* Start Provided entries *

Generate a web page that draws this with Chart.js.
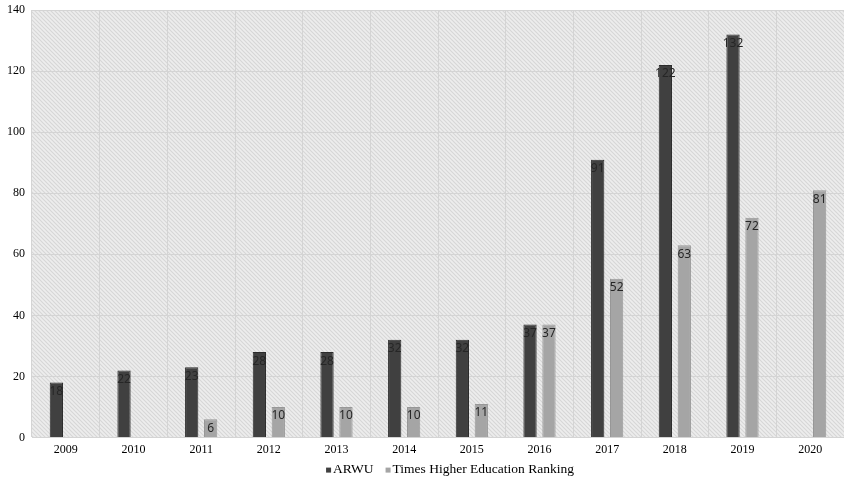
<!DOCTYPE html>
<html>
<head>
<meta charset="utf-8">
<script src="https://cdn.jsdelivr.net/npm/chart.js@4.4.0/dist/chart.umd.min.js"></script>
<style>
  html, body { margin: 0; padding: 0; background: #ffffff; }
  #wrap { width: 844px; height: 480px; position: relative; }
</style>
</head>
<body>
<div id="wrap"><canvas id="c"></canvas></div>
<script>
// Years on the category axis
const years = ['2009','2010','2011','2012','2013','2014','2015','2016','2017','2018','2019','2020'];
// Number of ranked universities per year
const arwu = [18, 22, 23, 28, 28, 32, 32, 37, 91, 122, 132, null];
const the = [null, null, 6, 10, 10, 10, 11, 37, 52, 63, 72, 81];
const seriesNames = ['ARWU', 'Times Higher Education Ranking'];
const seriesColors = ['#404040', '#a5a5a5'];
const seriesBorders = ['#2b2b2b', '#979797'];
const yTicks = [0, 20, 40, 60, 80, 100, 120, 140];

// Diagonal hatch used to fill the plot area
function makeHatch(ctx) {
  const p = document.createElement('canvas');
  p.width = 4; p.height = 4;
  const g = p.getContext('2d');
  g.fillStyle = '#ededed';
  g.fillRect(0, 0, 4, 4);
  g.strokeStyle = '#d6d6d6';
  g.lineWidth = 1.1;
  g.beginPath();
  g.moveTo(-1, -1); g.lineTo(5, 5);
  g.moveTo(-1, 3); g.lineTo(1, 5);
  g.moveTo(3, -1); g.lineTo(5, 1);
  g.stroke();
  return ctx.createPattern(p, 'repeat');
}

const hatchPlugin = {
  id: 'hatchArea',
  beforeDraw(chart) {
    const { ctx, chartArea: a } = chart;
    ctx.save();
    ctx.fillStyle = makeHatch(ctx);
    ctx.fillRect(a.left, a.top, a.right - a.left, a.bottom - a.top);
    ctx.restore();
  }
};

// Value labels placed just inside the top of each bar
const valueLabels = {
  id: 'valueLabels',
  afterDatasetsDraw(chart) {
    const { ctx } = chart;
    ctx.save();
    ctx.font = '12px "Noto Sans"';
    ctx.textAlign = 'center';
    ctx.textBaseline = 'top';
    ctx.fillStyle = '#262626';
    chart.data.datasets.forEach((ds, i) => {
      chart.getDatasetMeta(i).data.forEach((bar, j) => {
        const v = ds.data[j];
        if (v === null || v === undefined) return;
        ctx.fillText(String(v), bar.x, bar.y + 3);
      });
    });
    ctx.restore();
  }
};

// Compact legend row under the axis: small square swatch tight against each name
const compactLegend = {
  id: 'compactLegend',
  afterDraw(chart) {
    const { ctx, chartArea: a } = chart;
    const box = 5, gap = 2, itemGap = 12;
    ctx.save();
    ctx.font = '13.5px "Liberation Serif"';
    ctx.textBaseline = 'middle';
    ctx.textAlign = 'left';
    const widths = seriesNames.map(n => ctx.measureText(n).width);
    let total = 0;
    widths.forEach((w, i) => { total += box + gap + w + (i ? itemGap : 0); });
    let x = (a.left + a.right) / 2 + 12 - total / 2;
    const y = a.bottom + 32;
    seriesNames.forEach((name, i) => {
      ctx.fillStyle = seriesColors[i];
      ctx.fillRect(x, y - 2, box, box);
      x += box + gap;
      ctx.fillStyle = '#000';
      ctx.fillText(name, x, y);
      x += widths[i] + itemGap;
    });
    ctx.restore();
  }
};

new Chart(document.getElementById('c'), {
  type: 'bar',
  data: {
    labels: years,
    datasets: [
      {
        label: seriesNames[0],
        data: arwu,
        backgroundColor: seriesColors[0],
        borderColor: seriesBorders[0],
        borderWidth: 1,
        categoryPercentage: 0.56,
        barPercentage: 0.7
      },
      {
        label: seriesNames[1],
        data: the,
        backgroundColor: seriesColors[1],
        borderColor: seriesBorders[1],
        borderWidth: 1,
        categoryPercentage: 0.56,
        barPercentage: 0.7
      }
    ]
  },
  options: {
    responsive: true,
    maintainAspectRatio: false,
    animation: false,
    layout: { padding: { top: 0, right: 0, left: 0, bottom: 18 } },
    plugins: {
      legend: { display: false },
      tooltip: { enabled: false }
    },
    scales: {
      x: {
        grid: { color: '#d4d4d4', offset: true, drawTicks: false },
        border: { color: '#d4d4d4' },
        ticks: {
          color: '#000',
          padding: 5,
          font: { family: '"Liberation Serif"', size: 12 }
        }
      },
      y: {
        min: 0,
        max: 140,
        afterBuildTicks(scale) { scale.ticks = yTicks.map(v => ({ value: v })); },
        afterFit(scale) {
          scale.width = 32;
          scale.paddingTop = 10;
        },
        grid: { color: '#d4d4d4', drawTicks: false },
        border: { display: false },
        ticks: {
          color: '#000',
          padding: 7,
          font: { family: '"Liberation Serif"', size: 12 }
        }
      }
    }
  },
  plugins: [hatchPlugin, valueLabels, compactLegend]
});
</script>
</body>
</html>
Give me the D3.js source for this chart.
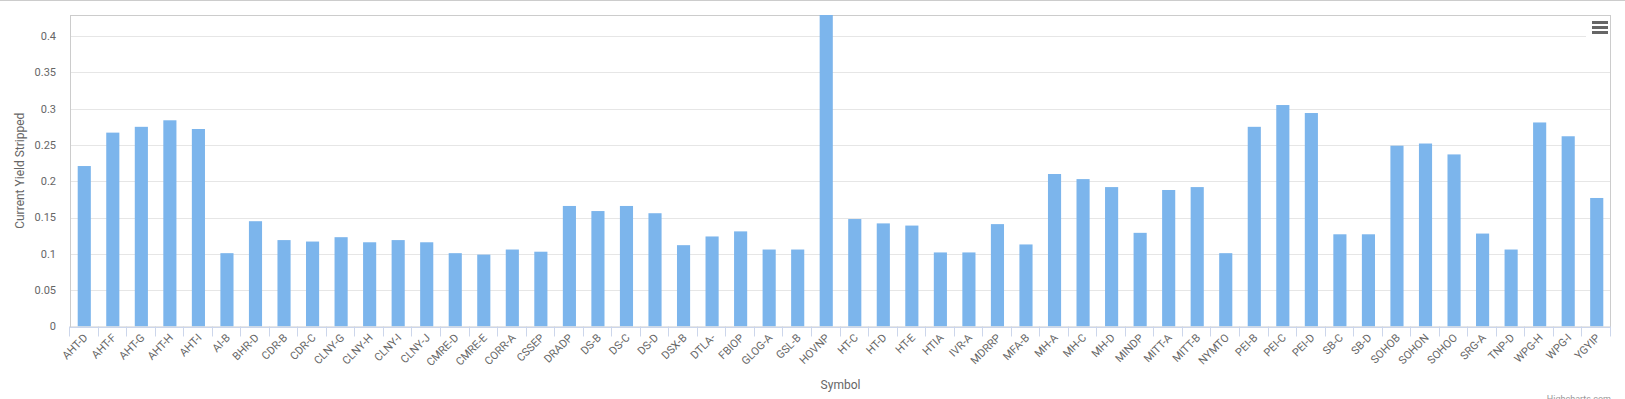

* End Provided entries *

**Exercise directions:** Copy the whole listing above word for word but do not carry over the pictures.

**Solution to this task:**
Generate a web page that draws this with Chart.js.
<!DOCTYPE html>
<html>
<head>
<meta charset="utf-8">
<script src="https://cdn.jsdelivr.net/npm/chart.js@4.4.0/dist/chart.umd.min.js"></script>
<style>
  html, body { margin: 0; padding: 0; background: #ffffff; }
  #wrap { width: 844px; height: 480px; position: relative; }
</style>
</head>
<body>
<div id="wrap"><canvas id="c"></canvas></div>
<script>
// Years on the category axis
const years = ['2009','2010','2011','2012','2013','2014','2015','2016','2017','2018','2019','2020'];
// Number of ranked universities per year
const arwu = [18, 22, 23, 28, 28, 32, 32, 37, 91, 122, 132, null];
const the = [null, null, 6, 10, 10, 10, 11, 37, 52, 63, 72, 81];
const seriesNames = ['ARWU', 'Times Higher Education Ranking'];
const seriesColors = ['#404040', '#a5a5a5'];
const seriesBorders = ['#2b2b2b', '#979797'];
const yTicks = [0, 20, 40, 60, 80, 100, 120, 140];

// Diagonal hatch used to fill the plot area
function makeHatch(ctx) {
  const p = document.createElement('canvas');
  p.width = 4; p.height = 4;
  const g = p.getContext('2d');
  g.fillStyle = '#ededed';
  g.fillRect(0, 0, 4, 4);
  g.strokeStyle = '#d6d6d6';
  g.lineWidth = 1.1;
  g.beginPath();
  g.moveTo(-1, -1); g.lineTo(5, 5);
  g.moveTo(-1, 3); g.lineTo(1, 5);
  g.moveTo(3, -1); g.lineTo(5, 1);
  g.stroke();
  return ctx.createPattern(p, 'repeat');
}

const hatchPlugin = {
  id: 'hatchArea',
  beforeDraw(chart) {
    const { ctx, chartArea: a } = chart;
    ctx.save();
    ctx.fillStyle = makeHatch(ctx);
    ctx.fillRect(a.left, a.top, a.right - a.left, a.bottom - a.top);
    ctx.restore();
  }
};

// Value labels placed just inside the top of each bar
const valueLabels = {
  id: 'valueLabels',
  afterDatasetsDraw(chart) {
    const { ctx } = chart;
    ctx.save();
    ctx.font = '12px "Noto Sans"';
    ctx.textAlign = 'center';
    ctx.textBaseline = 'top';
    ctx.fillStyle = '#262626';
    chart.data.datasets.forEach((ds, i) => {
      chart.getDatasetMeta(i).data.forEach((bar, j) => {
        const v = ds.data[j];
        if (v === null || v === undefined) return;
        ctx.fillText(String(v), bar.x, bar.y + 3);
      });
    });
    ctx.restore();
  }
};

// Compact legend row under the axis: small square swatch tight against each name
const compactLegend = {
  id: 'compactLegend',
  afterDraw(chart) {
    const { ctx, chartArea: a } = chart;
    const box = 5, gap = 2, itemGap = 12;
    ctx.save();
    ctx.font = '13.5px "Liberation Serif"';
    ctx.textBaseline = 'middle';
    ctx.textAlign = 'left';
    const widths = seriesNames.map(n => ctx.measureText(n).width);
    let total = 0;
    widths.forEach((w, i) => { total += box + gap + w + (i ? itemGap : 0); });
    let x = (a.left + a.right) / 2 + 12 - total / 2;
    const y = a.bottom + 32;
    seriesNames.forEach((name, i) => {
      ctx.fillStyle = seriesColors[i];
      ctx.fillRect(x, y - 2, box, box);
      x += box + gap;
      ctx.fillStyle = '#000';
      ctx.fillText(name, x, y);
      x += widths[i] + itemGap;
    });
    ctx.restore();
  }
};

new Chart(document.getElementById('c'), {
  type: 'bar',
  data: {
    labels: years,
    datasets: [
      {
        label: seriesNames[0],
        data: arwu,
        backgroundColor: seriesColors[0],
        borderColor: seriesBorders[0],
        borderWidth: 1,
        categoryPercentage: 0.56,
        barPercentage: 0.7
      },
      {
        label: seriesNames[1],
        data: the,
        backgroundColor: seriesColors[1],
        borderColor: seriesBorders[1],
        borderWidth: 1,
        categoryPercentage: 0.56,
        barPercentage: 0.7
      }
    ]
  },
  options: {
    responsive: true,
    maintainAspectRatio: false,
    animation: false,
    layout: { padding: { top: 0, right: 0, left: 0, bottom: 18 } },
    plugins: {
      legend: { display: false },
      tooltip: { enabled: false }
    },
    scales: {
      x: {
        grid: { color: '#d4d4d4', offset: true, drawTicks: false },
        border: { color: '#d4d4d4' },
        ticks: {
          color: '#000',
          padding: 5,
          font: { family: '"Liberation Serif"', size: 12 }
        }
      },
      y: {
        min: 0,
        max: 140,
        afterBuildTicks(scale) { scale.ticks = yTicks.map(v => ({ value: v })); },
        afterFit(scale) {
          scale.width = 32;
          scale.paddingTop = 10;
        },
        grid: { color: '#d4d4d4', drawTicks: false },
        border: { display: false },
        ticks: {
          color: '#000',
          padding: 7,
          font: { family: '"Liberation Serif"', size: 12 }
        }
      }
    }
  },
  plugins: [hatchPlugin, valueLabels, compactLegend]
});
</script>
</body>
</html>
Give me the D3.js source for this chart.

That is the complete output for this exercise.